1階の掲示板はトラブル情報の宝庫
中古住宅の吟味はデータ集めから。まずはチラシやウェブサイトなどで定点観測をして相場観をつかみたい。適正価格で売り出された物件は1カ月程度で買い手がつく。2カ月以上も買い手がつかない物件は相場より高い証拠。3カ月程度の定点観測で場所や地形、間取り、築年数によって物件価格がどれぐらいになるかをつかめるはずだ。
マンションの場合は修繕積立金の状況を聞く。分譲時には売り主が長期修繕計画を作成するが、売り主の計画では当初の積立金を低く抑えている場合が多い。その場合、大規模修繕時に積立金だけでは対応できず高額な一時金を徴収されることがある。最初の大規模修繕は10~12年目に実施されるため、修繕前の物件を購入する場合には注意が必要だ。一方で大規模修繕が問題なく済んでいる物件であれば、管理組合が機能している安心なマンションといえる。

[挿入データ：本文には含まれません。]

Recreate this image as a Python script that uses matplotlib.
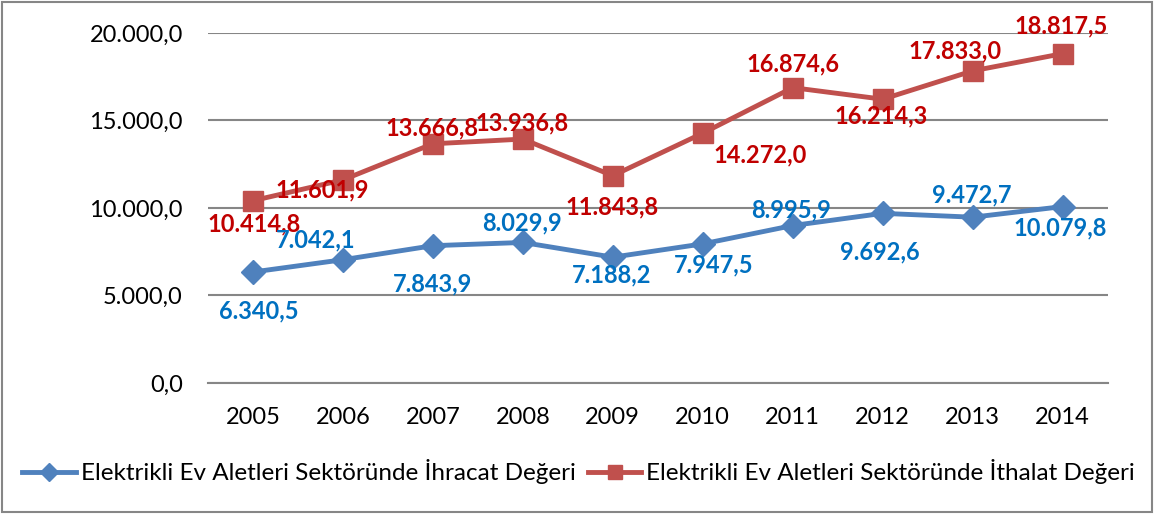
import matplotlib.pyplot as plt
from matplotlib.patches import Rectangle

plt.rcParams['font.family'] = ['Lato', 'DejaVu Sans']

# data
years = ['2005', '2006', '2007', '2008', '2009', '2010', '2011', '2012', '2013', '2014']
ihracat = [6340.5, 7042.1, 7843.9, 8029.9, 7188.2, 7947.5, 8995.9, 9692.6, 9472.7, 10079.8]
ithalat = [10414.8, 11601.9, 13666.8, 13936.8, 11843.8, 14272.0, 16874.6, 16214.3, 17833.0, 18817.5]
ihracat_name = 'Elektrikli Ev Aletleri Sektöründe İhracat Değeri'
ithalat_name = 'Elektrikli Ev Aletleri Sektöründe İthalat Değeri'

# label offsets (pixels) from each point
ihr_off = [(6, -39), (-27, 20), (0, -38), (-1, 20), (-1, -18),
           (11, -21), (-2, 16), (-3, -39), (-1, 22), (-2, -21)]
ith_off = [(1, -23), (-21, -10), (-1, 16), (-1, 16), (-1, -31),
           (57, -22), (0, 24), (-2, -17), (-18, 20), (-1, 28)]


def fmt(v):
    s = f'{v:,.1f}'
    return s.replace(',', 'X').replace('.', ',').replace('X', '.')


fig = plt.figure(figsize=(11.55, 5.14), dpi=100)
ax = fig.add_axes([0.180, 0.2549, 0.779, 0.681])

x = list(range(len(years)))
ax.plot(x, ihracat, color='#4F81BD', linewidth=3.5, marker='D', markersize=12,
        label=ihracat_name, zorder=3)
ax.plot(x, ithalat, color='#C0504D', linewidth=3.5, marker='s', markersize=14,
        label=ithalat_name, zorder=3)

for i in x:
    ax.annotate(fmt(ihracat[i]), (i, ihracat[i]), textcoords='offset pixels',
                xytext=ihr_off[i], ha='center', va='center', fontsize=17,
                fontweight='bold', color='#0070C0', zorder=4)
    ax.annotate(fmt(ithalat[i]), (i, ithalat[i]), textcoords='offset pixels',
                xytext=ith_off[i], ha='center', va='center', fontsize=17,
                fontweight='bold', color='#C00000', zorder=4)

ax.set_xlim(-0.5, len(years) - 0.5)
ax.set_ylim(0, 20000)
ax.set_yticks([0, 5000, 10000, 15000, 20000])
ax.set_yticklabels([fmt(v) for v in [0, 5000, 10000, 15000, 20000]])
ax.set_xticks(x)
ax.set_xticklabels(years)
ax.tick_params(axis='both', length=0, labelsize=17)
ax.tick_params(axis='y', pad=18)
ax.tick_params(axis='x', pad=17)
ax.grid(axis='y', color='#868686', linewidth=1.5)
ax.set_axisbelow(True)
for s in ['top', 'right', 'left']:
    ax.spines[s].set_visible(False)
ax.spines['bottom'].set_color('#868686')
ax.spines['bottom'].set_linewidth(1.5)

fig.legend(loc='center', bbox_to_anchor=(0.501, 0.082), ncol=2, frameon=False,
           fontsize=17.5, handlelength=2.2, handletextpad=0.2, columnspacing=0.5,
           markerscale=0.75)

fig.patches.append(Rectangle((0.002, 0.004), 0.995, 0.992, transform=fig.transFigure,
                             fill=False, edgecolor='#868686', linewidth=1.5))

plt.savefig('out.png', dpi=100)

また修繕積立金を調べると住民のレベルがわかる。積立金を滞納しても追い出されるわけではないので、モラルの低い住民は平気で滞納する。全戸数の2割が滞納すれば修繕ができず資産価値は激減する。小規模だと数戸が滞納するだけで資金不足に陥る。管理費用も1戸当たりの負担率が高い。その意味でマンションは50戸以上の規模がないとリスクが大きい。
物件には何度か足を運びたい。現地を見ずに売買を決める不動産業者はいない。現地取材は情報の宝庫だからだ。まずは周辺環境を調べよう。特に日当たりに関わる物件南側の将来像を考える。「第一種低層住居専用地域」のように戸建てが並ぶ地域なら安心だが、それ以外であれば何が建つかわからない。現在は公園だとしても、地主が相続税対策で自治体に貸している場合は、相続時に売却されて大規模な開発が行われる場合がある。